### Problem to work on:
In the listing below, locate the line with "What matplotlib code" and the line with "fontsize=13, color='#444444')", then output both and everything between them exactly, minus any pictures.
------ Records for the exercise
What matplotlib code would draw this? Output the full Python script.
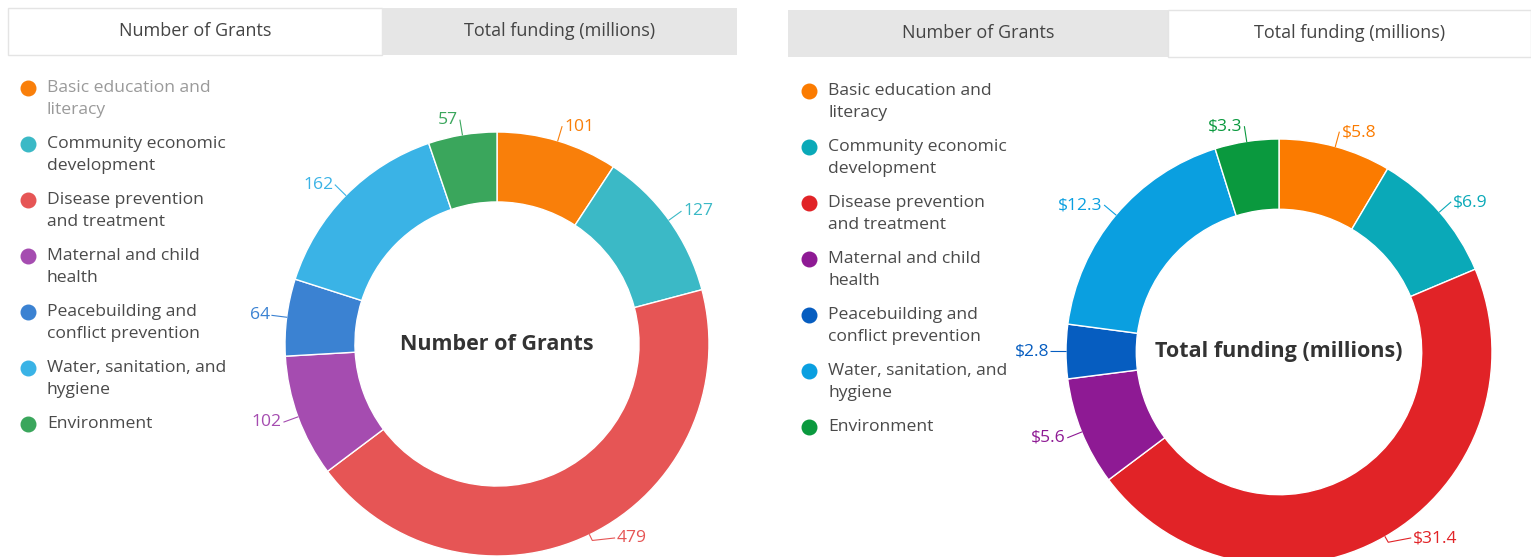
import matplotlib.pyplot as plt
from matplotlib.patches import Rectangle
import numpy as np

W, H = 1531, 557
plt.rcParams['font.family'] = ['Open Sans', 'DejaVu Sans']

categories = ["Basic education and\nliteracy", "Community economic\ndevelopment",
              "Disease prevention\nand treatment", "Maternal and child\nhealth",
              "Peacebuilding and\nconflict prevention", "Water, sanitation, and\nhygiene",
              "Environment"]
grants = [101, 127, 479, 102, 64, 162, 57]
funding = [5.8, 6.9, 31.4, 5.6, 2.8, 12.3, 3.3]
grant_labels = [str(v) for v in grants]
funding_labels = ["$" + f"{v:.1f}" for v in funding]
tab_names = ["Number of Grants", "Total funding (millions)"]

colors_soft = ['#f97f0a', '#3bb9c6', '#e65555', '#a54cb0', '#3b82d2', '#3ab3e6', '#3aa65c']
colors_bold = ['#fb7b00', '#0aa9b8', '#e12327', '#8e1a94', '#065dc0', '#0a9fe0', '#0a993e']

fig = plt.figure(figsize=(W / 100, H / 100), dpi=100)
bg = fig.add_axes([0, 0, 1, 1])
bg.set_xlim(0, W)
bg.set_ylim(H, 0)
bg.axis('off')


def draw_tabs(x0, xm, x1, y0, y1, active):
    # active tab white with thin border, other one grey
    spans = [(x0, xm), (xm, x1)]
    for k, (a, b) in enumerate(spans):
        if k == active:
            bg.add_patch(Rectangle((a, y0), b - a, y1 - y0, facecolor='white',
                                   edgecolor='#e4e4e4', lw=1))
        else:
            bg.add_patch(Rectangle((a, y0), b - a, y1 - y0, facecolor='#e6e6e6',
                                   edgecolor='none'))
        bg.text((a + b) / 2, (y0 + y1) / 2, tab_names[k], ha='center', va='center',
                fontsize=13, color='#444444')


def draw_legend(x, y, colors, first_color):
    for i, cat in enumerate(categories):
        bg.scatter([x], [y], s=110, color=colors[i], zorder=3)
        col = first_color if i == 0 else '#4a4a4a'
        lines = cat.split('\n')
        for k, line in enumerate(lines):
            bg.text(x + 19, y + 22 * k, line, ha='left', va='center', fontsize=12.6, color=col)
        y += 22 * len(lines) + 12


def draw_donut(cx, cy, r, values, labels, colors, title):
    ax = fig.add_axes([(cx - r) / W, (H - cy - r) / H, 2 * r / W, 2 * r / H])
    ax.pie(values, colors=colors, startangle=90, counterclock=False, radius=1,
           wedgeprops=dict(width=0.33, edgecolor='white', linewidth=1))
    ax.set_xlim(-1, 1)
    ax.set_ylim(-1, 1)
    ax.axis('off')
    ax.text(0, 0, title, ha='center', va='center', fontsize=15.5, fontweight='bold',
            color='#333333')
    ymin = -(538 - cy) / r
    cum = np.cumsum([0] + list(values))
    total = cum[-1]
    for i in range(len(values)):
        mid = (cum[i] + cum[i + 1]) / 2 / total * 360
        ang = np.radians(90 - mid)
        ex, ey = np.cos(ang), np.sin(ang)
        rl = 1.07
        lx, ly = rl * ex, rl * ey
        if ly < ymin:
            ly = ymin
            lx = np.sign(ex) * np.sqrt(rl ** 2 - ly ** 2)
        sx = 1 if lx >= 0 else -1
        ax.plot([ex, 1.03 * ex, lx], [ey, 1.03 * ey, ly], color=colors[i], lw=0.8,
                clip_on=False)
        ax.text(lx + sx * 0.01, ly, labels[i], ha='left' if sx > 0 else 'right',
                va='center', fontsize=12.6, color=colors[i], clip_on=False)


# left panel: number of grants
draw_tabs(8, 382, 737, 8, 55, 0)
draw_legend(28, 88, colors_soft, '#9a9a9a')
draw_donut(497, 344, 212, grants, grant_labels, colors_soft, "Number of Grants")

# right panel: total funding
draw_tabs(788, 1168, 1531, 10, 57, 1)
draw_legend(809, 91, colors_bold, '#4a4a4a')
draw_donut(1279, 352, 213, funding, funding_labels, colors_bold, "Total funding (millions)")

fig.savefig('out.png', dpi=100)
------------
------ Records for the exercise
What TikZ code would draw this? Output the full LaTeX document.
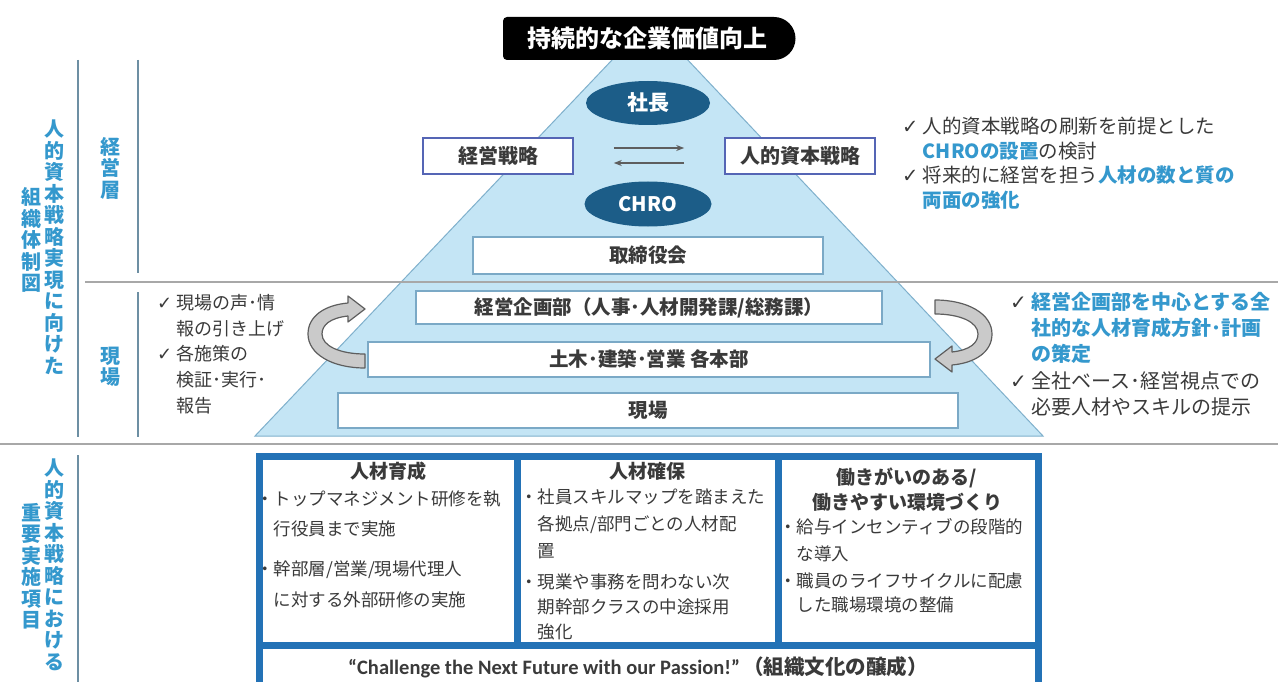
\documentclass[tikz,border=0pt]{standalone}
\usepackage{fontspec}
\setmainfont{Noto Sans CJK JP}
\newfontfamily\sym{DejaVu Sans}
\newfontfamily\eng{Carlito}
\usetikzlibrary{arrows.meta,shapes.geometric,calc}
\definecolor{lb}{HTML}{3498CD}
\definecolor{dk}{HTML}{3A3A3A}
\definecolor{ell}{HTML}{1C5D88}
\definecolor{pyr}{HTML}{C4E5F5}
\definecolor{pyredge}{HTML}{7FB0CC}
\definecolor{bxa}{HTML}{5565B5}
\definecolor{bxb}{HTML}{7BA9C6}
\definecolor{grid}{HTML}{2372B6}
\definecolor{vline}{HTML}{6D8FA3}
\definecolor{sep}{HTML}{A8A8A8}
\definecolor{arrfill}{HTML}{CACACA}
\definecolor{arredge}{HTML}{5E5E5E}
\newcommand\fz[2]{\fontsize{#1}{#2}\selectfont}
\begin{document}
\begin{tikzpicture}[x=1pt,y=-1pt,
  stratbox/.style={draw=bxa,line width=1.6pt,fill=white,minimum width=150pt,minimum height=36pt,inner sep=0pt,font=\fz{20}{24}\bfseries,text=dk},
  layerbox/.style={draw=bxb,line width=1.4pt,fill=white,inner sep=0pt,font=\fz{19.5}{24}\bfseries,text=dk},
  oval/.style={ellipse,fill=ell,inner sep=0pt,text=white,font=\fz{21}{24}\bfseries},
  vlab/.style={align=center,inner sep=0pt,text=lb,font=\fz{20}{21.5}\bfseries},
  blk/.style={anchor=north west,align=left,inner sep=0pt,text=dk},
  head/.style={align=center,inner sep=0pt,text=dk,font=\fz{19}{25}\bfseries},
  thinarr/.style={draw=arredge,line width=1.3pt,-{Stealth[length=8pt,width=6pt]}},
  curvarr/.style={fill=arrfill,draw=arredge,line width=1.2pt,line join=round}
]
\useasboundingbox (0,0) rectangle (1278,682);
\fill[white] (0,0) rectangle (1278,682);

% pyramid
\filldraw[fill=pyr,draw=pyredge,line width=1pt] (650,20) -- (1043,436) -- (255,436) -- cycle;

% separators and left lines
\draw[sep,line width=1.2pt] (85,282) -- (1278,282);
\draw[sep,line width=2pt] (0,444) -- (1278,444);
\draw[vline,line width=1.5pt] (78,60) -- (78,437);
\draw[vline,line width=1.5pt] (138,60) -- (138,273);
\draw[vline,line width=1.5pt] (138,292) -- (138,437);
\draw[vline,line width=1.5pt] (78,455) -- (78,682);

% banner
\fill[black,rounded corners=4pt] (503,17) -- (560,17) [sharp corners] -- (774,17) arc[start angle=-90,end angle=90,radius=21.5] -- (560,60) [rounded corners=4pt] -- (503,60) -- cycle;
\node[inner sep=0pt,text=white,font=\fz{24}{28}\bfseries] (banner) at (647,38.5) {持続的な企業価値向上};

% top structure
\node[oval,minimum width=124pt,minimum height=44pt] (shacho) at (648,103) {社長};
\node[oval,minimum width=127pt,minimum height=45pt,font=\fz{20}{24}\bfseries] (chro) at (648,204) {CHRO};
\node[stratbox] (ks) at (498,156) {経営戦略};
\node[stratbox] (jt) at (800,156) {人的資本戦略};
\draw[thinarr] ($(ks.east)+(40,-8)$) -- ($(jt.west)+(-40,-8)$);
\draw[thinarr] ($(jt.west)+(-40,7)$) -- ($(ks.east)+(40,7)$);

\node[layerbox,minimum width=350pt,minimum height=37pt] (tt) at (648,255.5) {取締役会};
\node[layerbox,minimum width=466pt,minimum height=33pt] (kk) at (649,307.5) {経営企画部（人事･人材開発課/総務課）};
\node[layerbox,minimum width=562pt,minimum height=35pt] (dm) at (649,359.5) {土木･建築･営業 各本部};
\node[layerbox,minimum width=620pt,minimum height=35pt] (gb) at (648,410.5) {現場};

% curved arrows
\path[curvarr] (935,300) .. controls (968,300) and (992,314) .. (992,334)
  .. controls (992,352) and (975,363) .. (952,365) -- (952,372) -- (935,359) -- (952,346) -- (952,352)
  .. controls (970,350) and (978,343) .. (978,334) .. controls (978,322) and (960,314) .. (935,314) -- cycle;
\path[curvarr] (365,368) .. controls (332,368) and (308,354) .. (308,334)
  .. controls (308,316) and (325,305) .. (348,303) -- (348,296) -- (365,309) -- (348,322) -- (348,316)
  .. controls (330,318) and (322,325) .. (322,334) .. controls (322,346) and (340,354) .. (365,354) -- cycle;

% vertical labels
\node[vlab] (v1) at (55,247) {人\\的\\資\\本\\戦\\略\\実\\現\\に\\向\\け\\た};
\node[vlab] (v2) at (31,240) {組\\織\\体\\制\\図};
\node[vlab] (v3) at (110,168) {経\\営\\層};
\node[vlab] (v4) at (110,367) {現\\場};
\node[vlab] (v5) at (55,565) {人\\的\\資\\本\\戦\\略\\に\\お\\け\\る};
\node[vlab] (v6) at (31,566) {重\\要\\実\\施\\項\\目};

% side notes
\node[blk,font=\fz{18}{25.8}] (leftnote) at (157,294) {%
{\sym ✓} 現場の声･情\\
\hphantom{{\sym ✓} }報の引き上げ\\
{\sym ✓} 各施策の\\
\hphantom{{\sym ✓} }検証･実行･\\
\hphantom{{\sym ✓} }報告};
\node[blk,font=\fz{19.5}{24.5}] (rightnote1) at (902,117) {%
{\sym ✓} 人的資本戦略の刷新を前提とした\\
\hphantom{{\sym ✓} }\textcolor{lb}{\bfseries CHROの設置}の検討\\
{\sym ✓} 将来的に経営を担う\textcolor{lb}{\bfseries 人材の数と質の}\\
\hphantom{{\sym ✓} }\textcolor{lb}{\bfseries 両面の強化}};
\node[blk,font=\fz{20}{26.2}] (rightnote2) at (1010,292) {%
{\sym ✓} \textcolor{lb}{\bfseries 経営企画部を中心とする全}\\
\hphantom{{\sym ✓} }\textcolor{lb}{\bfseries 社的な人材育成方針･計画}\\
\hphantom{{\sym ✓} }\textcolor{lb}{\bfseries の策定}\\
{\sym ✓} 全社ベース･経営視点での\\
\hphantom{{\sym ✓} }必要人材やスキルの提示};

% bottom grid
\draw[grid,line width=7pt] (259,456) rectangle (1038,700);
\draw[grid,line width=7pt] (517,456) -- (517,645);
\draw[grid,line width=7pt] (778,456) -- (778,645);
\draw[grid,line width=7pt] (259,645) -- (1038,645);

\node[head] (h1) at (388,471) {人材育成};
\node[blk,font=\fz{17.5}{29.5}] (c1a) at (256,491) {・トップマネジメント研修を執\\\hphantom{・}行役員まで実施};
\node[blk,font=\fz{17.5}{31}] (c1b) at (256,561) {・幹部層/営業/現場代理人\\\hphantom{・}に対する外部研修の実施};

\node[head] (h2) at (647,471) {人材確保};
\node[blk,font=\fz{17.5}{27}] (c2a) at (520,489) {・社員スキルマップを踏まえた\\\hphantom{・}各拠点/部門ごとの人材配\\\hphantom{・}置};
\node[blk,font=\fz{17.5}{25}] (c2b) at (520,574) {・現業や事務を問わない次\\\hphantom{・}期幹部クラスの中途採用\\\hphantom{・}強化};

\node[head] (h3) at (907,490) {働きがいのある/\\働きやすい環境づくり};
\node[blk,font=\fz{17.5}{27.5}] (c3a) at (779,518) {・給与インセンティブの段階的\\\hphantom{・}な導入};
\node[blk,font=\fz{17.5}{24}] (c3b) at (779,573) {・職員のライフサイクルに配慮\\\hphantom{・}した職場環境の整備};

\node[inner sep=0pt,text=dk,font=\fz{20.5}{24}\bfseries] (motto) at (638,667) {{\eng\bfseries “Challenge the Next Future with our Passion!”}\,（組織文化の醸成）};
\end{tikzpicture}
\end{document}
------------
### The solution:
What matplotlib code would draw this? Output the full Python script.
import matplotlib.pyplot as plt
from matplotlib.patches import Rectangle
import numpy as np

W, H = 1531, 557
plt.rcParams['font.family'] = ['Open Sans', 'DejaVu Sans']

categories = ["Basic education and\nliteracy", "Community economic\ndevelopment",
              "Disease prevention\nand treatment", "Maternal and child\nhealth",
              "Peacebuilding and\nconflict prevention", "Water, sanitation, and\nhygiene",
              "Environment"]
grants = [101, 127, 479, 102, 64, 162, 57]
funding = [5.8, 6.9, 31.4, 5.6, 2.8, 12.3, 3.3]
grant_labels = [str(v) for v in grants]
funding_labels = ["$" + f"{v:.1f}" for v in funding]
tab_names = ["Number of Grants", "Total funding (millions)"]

colors_soft = ['#f97f0a', '#3bb9c6', '#e65555', '#a54cb0', '#3b82d2', '#3ab3e6', '#3aa65c']
colors_bold = ['#fb7b00', '#0aa9b8', '#e12327', '#8e1a94', '#065dc0', '#0a9fe0', '#0a993e']

fig = plt.figure(figsize=(W / 100, H / 100), dpi=100)
bg = fig.add_axes([0, 0, 1, 1])
bg.set_xlim(0, W)
bg.set_ylim(H, 0)
bg.axis('off')


def draw_tabs(x0, xm, x1, y0, y1, active):
    # active tab white with thin border, other one grey
    spans = [(x0, xm), (xm, x1)]
    for k, (a, b) in enumerate(spans):
        if k == active:
            bg.add_patch(Rectangle((a, y0), b - a, y1 - y0, facecolor='white',
                                   edgecolor='#e4e4e4', lw=1))
        else:
            bg.add_patch(Rectangle((a, y0), b - a, y1 - y0, facecolor='#e6e6e6',
                                   edgecolor='none'))
        bg.text((a + b) / 2, (y0 + y1) / 2, tab_names[k], ha='center', va='center',
                fontsize=13, color='#444444')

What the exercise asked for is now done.